Identità elettronica: al via raccolta firme per referendum
(Keystone-ATS) Gli svizzeri potrebbero esprimersi sull’identità elettronica. Quanto deciso dal Parlamento sul tema non piace alla sinistra, che sostiene un referendum, la cui raccolta firme è iniziata oggi, per opporsi alla formulazione scelta dalle Camere federali in settembre.
Durante la recente sessione autunnale prima il Consiglio nazionale e poi quello degli Stati, adottando le basi che permetteranno di creare un’identità digitale (eID), hanno deciso sotto la spinta della destra che saranno i privati a gestire il futuro sistema. La Confederazione avrà solo un ruolo sussidiario: entrerà in gioco unicamente qualora essi non dovessero riuscire a soddisfare gli obiettivi della nuova legge.
L’utente che desidera avere un’eID dovrà quindi aprire un profilo (account) presso degli identity provider (IdP), ovvero fornitori privati di servizi. Una procedura che la sinistra contesta, tanto che PS, Verdi e Partito pirata, così come membri sparsi di tutti gli schieramenti, appoggiano il referendum.
La raccolta di sottoscrizioni è stata ufficialmente lanciata da Digitale Gesellschaft Schweiz (Società digitale), dall’associazione indipendente Campax, dalla piattaforma WeCollect e dal gruppo PublicBeta. Per segnare l’avvio della campagna, dei cittadini hanno prodotto, grazie a uno strumento automatico sul web, decine di migliaia di eID svizzere che circoleranno sui social media, si legge in un comunicato odierno.
Queste “Swiss eID” personalizzate rappresentano la rivendicazione centrale del referendum, ovvero il desiderio di un documento digitale fornito dallo Stato, e non da imprese private.
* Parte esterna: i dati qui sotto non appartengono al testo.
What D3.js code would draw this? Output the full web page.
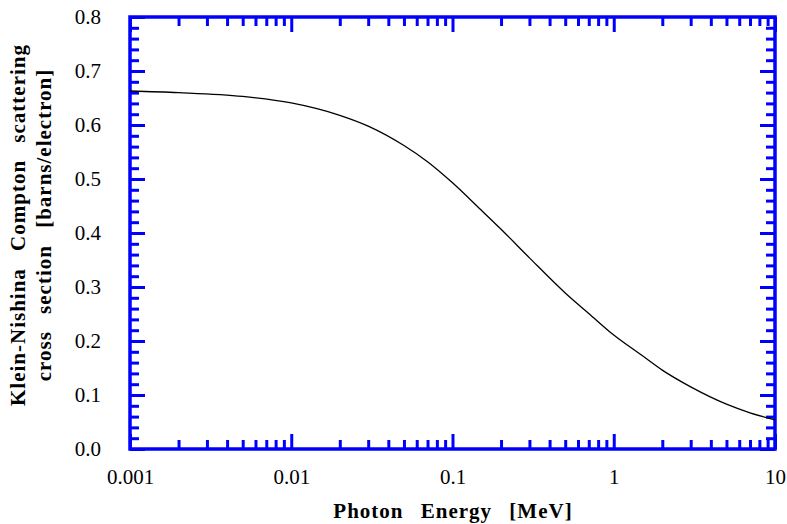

Secondo l’alleanza che si ribella alla nuova legge, il Parlamento si è piegato alle esigenze dell’economia e saranno democrazia e popolo a pagarne le conseguenze.
L’identità elettronica sarà l’identità ufficiale degli svizzeri, ricordano le organizzazioni. I contratti, le transazioni finanziarie, le informazioni sulla sanità, i servizi amministrativi, ma anche le dichiarazioni d’imposta e le decisioni politiche saranno trattate in forma digitale tramite un’eID.
Secondo i promotori del referendum, preoccupati da problemi legati alla sicurezza, è incomprensibile che la Confederazione nomini esclusivamente dei privati come fornitori di servizi a tal proposito. In questo modo, lo Stato avrebbe solo un controllo limitato e non sarebbe responsabile dell’archiviazione e dell’utilizzo dei dati personali dei cittadini.
L’alleanza ricorda infine che un sondaggio ha mostrato come l’87% della popolazione voglia ottenere questo documento dallo Stato, principalmente per mancanza di fiducia nelle imprese private in materia di protezione dei dati. Ma il Parlamento non ha tenuto conto di questa volontà, criticano i referendisti.